His and team-mate Bailey’s ’89 La Sarthe jaunt was over before it had really began – “the shortest Le Mans ever” – after brake failure meant the latter spectacularly rear-ended another competitor in race-ending fashion on lap five.
Things had got better in the ’89 season with a pair of podiums at Donington and Spa, with more following in 1990 but even these relatively successful weekends weren’t without their hiccups.
“Back then things were a lot more raw and agricultural,” he remembers. “So there was a lot more actual testing on track to find out what’s going on as opposed to using data.”
Never did this become more apparent than at Dijon in 1990.
“The car managed to get an airlock inside the cockpit and punch the windscreen through from inside out,” says Blundell.
“I remember the screen popping out and going up probably 50 feet in the air, into the crowd! It wasn’t ideal.”
Come Le Mans ‘90, reliability issues with the R90CK still hadn’t been overcome, further exacerbated by a car more geared towards one-lap pace rather than endurance events.

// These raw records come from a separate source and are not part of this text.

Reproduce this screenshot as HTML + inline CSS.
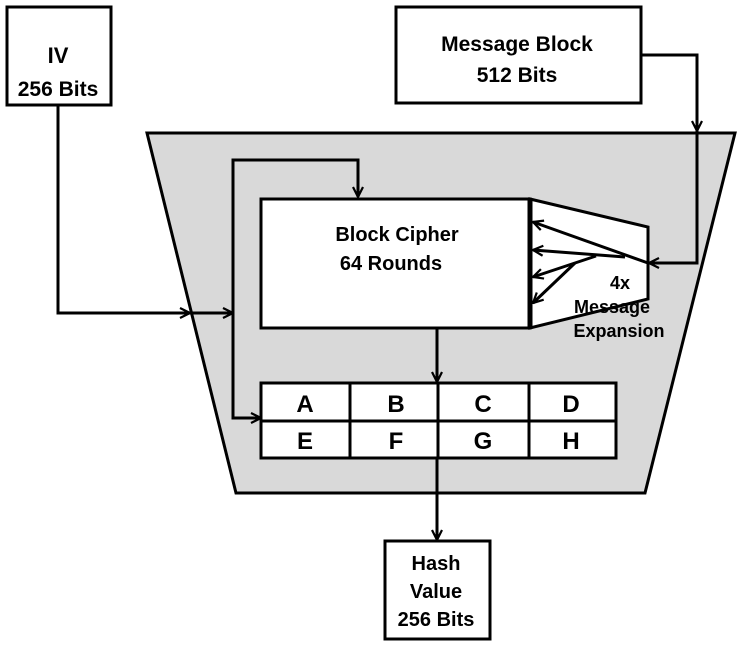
<!DOCTYPE html>
<html><head><meta charset="utf-8"><style>
html,body{margin:0;padding:0;background:#fff;}
svg{display:block;}
text{font-family:"Liberation Sans",sans-serif;font-weight:bold;fill:#000;}
</style></head><body>
<svg width="744" height="646" viewBox="0 0 744 646" xmlns="http://www.w3.org/2000/svg">
<defs>
<marker id="a" viewBox="0 0 12 12" refX="11" refY="6" markerWidth="12" markerHeight="12" markerUnits="userSpaceOnUse" orient="auto">
<path d="M1,1 L11,6 L1,11" fill="none" stroke="#000" stroke-width="2.2"/>
</marker>
</defs>
<polygon points="147,133 735,133 645,493 236,493" fill="#d9d9d9" stroke="#000" stroke-width="3"/>
<rect x="7" y="7" width="104" height="98" fill="#fff" stroke="#000" stroke-width="3"/>
<text x="58" y="63" font-size="22" text-anchor="middle">IV</text>
<text x="58" y="96" font-size="21" text-anchor="middle">256 Bits</text>
<rect x="396" y="7" width="245" height="96" fill="#fff" stroke="#000" stroke-width="3"/>
<text x="517" y="51" font-size="21" text-anchor="middle">Message Block</text>
<text x="517" y="82" font-size="21" text-anchor="middle">512 Bits</text>
<polyline points="58,105 58,313 190,313" fill="none" stroke="#000" stroke-width="3" marker-end="url(#a)"/>
<line x1="190" y1="313" x2="233" y2="313" stroke="#000" stroke-width="3" marker-end="url(#a)"/>
<polyline points="358,196 358,160 233,160 233,418 261,418" fill="none" stroke="#000" stroke-width="3" marker-end="url(#a)"/>
<polyline points="358,160 358,197" fill="none" stroke="#000" stroke-width="3" marker-end="url(#a)"/>
<polyline points="641,55 697,55 697,131" fill="none" stroke="#000" stroke-width="3" marker-end="url(#a)"/>
<polygon points="530,199 648,227 648,299 530,328" fill="#fff" stroke="#000" stroke-width="3"/>
<polyline points="697,131 697,263 649,263" fill="none" stroke="#000" stroke-width="3" marker-end="url(#a)"/>
<rect x="261" y="199" width="269" height="129" fill="#fff" stroke="#000" stroke-width="3"/>
<line x1="530" y1="198" x2="530" y2="329" stroke="#000" stroke-width="5"/>
<text x="397" y="241" font-size="20" text-anchor="middle">Block Cipher</text>
<text x="391" y="270" font-size="20" text-anchor="middle">64 Rounds</text>
<line x1="648" y1="263" x2="533" y2="222" stroke="#000" stroke-width="3" marker-end="url(#a)"/>
<line x1="625" y1="257" x2="533" y2="250" stroke="#000" stroke-width="3" marker-end="url(#a)"/>
<line x1="596" y1="256" x2="533" y2="277" stroke="#000" stroke-width="3" marker-end="url(#a)"/>
<line x1="575" y1="263" x2="533" y2="303" stroke="#000" stroke-width="3" marker-end="url(#a)"/>
<text x="620" y="289" font-size="18" text-anchor="middle">4x</text>
<text x="612" y="313" font-size="18" text-anchor="middle">Message</text>
<text x="619" y="337" font-size="18" text-anchor="middle">Expansion</text>
<line x1="437" y1="328" x2="437" y2="382" stroke="#000" stroke-width="3" marker-end="url(#a)"/>
<rect x="261" y="383" width="355" height="75" fill="#fff" stroke="#000" stroke-width="3"/>
<line x1="261" y1="421" x2="616" y2="421" stroke="#000" stroke-width="3"/>
<line x1="350" y1="383" x2="350" y2="458" stroke="#000" stroke-width="3"/>
<line x1="529" y1="383" x2="529" y2="458" stroke="#000" stroke-width="3"/>
<line x1="438" y1="383" x2="438" y2="458" stroke="#000" stroke-width="3"/>
<g font-size="24" text-anchor="middle">
<text x="305" y="412">A</text><text x="396" y="412">B</text><text x="483" y="412">C</text><text x="571" y="412">D</text>
<text x="305" y="449">E</text><text x="396" y="449">F</text><text x="483" y="449">G</text><text x="571" y="449">H</text>
</g>
<line x1="437" y1="458" x2="437" y2="540" stroke="#000" stroke-width="3" marker-end="url(#a)"/>
<rect x="385" y="541" width="105" height="98" fill="#fff" stroke="#000" stroke-width="3"/>
<text x="436" y="570" font-size="20" text-anchor="middle">Hash</text>
<text x="436" y="598" font-size="20" text-anchor="middle">Value</text>
<text x="436" y="626" font-size="20" text-anchor="middle">256 Bits</text>
</svg>
</body></html>
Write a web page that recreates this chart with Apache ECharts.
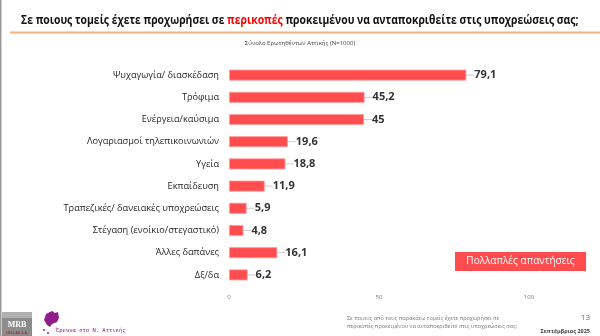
<!DOCTYPE html>
<html><head><meta charset="utf-8">
<script src="https://cdn.jsdelivr.net/npm/echarts@6/dist/echarts.min.js"></script>
<style>html,body{margin:0;padding:0;background:#fff}#c{width:600px;height:336px}</style>
</head><body><div id="c"></div>
<script>
const categories = ["Ψυχαγωγία/ διασκέδαση","Τρόφιμα","Ενέργεια/καύσιμα","Λογαριασμοί τηλεπικοινωνιών","Υγεία","Εκπαίδευση","Τραπεζικές/ δανειακές υποχρεώσεις","Στέγαση (ενοίκιο/στεγαστικό)","Άλλες δαπάνες","Δξ/δα"];
const values = [79.1,45.2,45,19.6,18.8,11.9,5.9,4.8,16.1,6.2];
const labels = ["79,1","45,2","45","19,6","18,8","11,9","5,9","4,8","16,1","6,2"];
const xTicks = [0,50,100];

const chart = echarts.init(document.getElementById('c'));
const F = '"Open Sans", "Noto Sans", sans-serif';
chart.setOption({
  animation:false,
  grid:{left:229,right:71,top:64,bottom:50},
  xAxis:{type:'value',min:0,max:100,interval:50,
    axisLine:{show:false},axisTick:{show:false},splitLine:{show:false},
    axisLabel:{fontSize:6,color:'#777',fontFamily:F,margin:8,formatter:v=>xTicks.includes(v)?String(v):''}},
  yAxis:{type:'category',data:categories,inverse:true,
    axisLine:{show:false},axisTick:{show:false},
    axisLabel:{fontSize:9.2,color:'#262626',fontFamily:F,margin:10}},
  series:[{type:'bar',data:values,barWidth:11,
    itemStyle:{color:'#ff4d4f',borderColor:'#ffa0a0',borderWidth:0.8},
    label:{show:true,position:'right',distance:2,fontSize:11,fontWeight:'bold',color:'#333',fontFamily:F,
      formatter:p=>labels[p.dataIndex]},
    labelLayout:{dx:6},
    labelLine:{show:true,lineStyle:{color:'#ccc',width:1}}
  }],
  graphic:[
    {type:'rect',shape:{x:0,y:0,width:1.5,height:336},style:{fill:'#999'}},
    {type:'text',x:21,y:20,scaleX:0.845,style:{
      text:'{b|Σε ποιους τομείς έχετε προχωρήσει σε }{r|περικοπές}{b| προκειμένου να ανταποκριθείτε στις υποχρεώσεις σας;}',
      verticalAlign:'middle',
      rich:{b:{fontSize:12.3,fontWeight:'bold',fill:'#111',fontFamily:F},r:{fontSize:12.3,fontWeight:'bold',fill:'#f00',fontFamily:F}}}},
    {type:'rect',shape:{x:10,y:31.5,width:590,height:2},style:{fill:'#f4b183'}},
    {type:'text',x:300,y:43,style:{text:'Σύνολο Ερωτηθέντων Αττικής (N=1000)',fontSize:6,fill:'#444',fontFamily:F,align:'center',verticalAlign:'middle'}},
    {type:'rect',shape:{x:455,y:252,width:131,height:19},style:{fill:'#ff4d4f'}},
    {type:'text',x:520.5,y:261.5,style:{text:'Πολλαπλές απαντήσεις',fontSize:10,fill:'#fff',fontFamily:F,align:'center',verticalAlign:'middle'}},
    {type:'text',x:347,y:314,style:{text:'Σε ποιους από τους παρακάτω τομείς έχετε προχωρήσει σε\nπερικοπές προκειμένου να ανταποκριθείτε στις υποχρεώσεις σας;',fontSize:5.5,lineHeight:8,fill:'#777',fontFamily:F}},
    {type:'text',x:590,y:318,style:{text:'13',fontSize:8,fill:'#666',fontFamily:F,align:'right',verticalAlign:'middle'}},
    {type:'text',x:590,y:331,style:{text:'Σεπτέμβριος 2025',fontSize:5.5,fontWeight:'bold',fill:'#444',fontFamily:F,align:'right',verticalAlign:'middle'}},
    {type:'rect',shape:{x:2,y:312,width:30,height:24},style:{fill:'#8c8c8c'}},
    {type:'rect',shape:{x:2,y:312,width:30,height:6},style:{fill:'#b0b0b0'}},
    {type:'text',x:17,y:325,style:{text:'MRB',fontSize:8,fontWeight:'bold',fill:'#fff',fontFamily:'"Liberation Serif", serif',align:'center',verticalAlign:'middle'}},
    {type:'text',x:17,y:333,style:{text:'HELLAS S.A.',fontSize:4,fill:'#c00',fontFamily:F,align:'center',verticalAlign:'middle'}},
    {type:'polygon',shape:{points:[[46,314],[52,311],[55,313],[58,312],[59,318],[57,322],[52,324],[50,327],[47,325],[44,320]]},style:{fill:'#8e1f8a'}},
    {type:'circle',shape:{cx:44,cy:330,r:1},style:{fill:'#8e1f8a'}},
    {type:'circle',shape:{cx:48,cy:333,r:1},style:{fill:'#8e1f8a'}},
    {type:'text',x:56,y:331,style:{text:'Έρευνα στο Ν. Αττικής',fontSize:5.5,fill:'#8e1f8a',fontFamily:'"DejaVu Sans Mono", monospace',verticalAlign:'middle'}}
  ]
});
</script></body></html>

“We were going to Le Mans on the pretence of having a qualifying car as such, which was basically because we had a qualifying engine,” he says.
“So we knew that we were taking something there that had a huge amount of increase in performance compared to what we had previously, but no understanding of what it was going to be like until we got there, because we hadn’t tried or tested it [in this spec].”
Blundell had flipped a coin with Bailey over who would do the qualifying run and who would take the race start – that was if it could even manage a lap.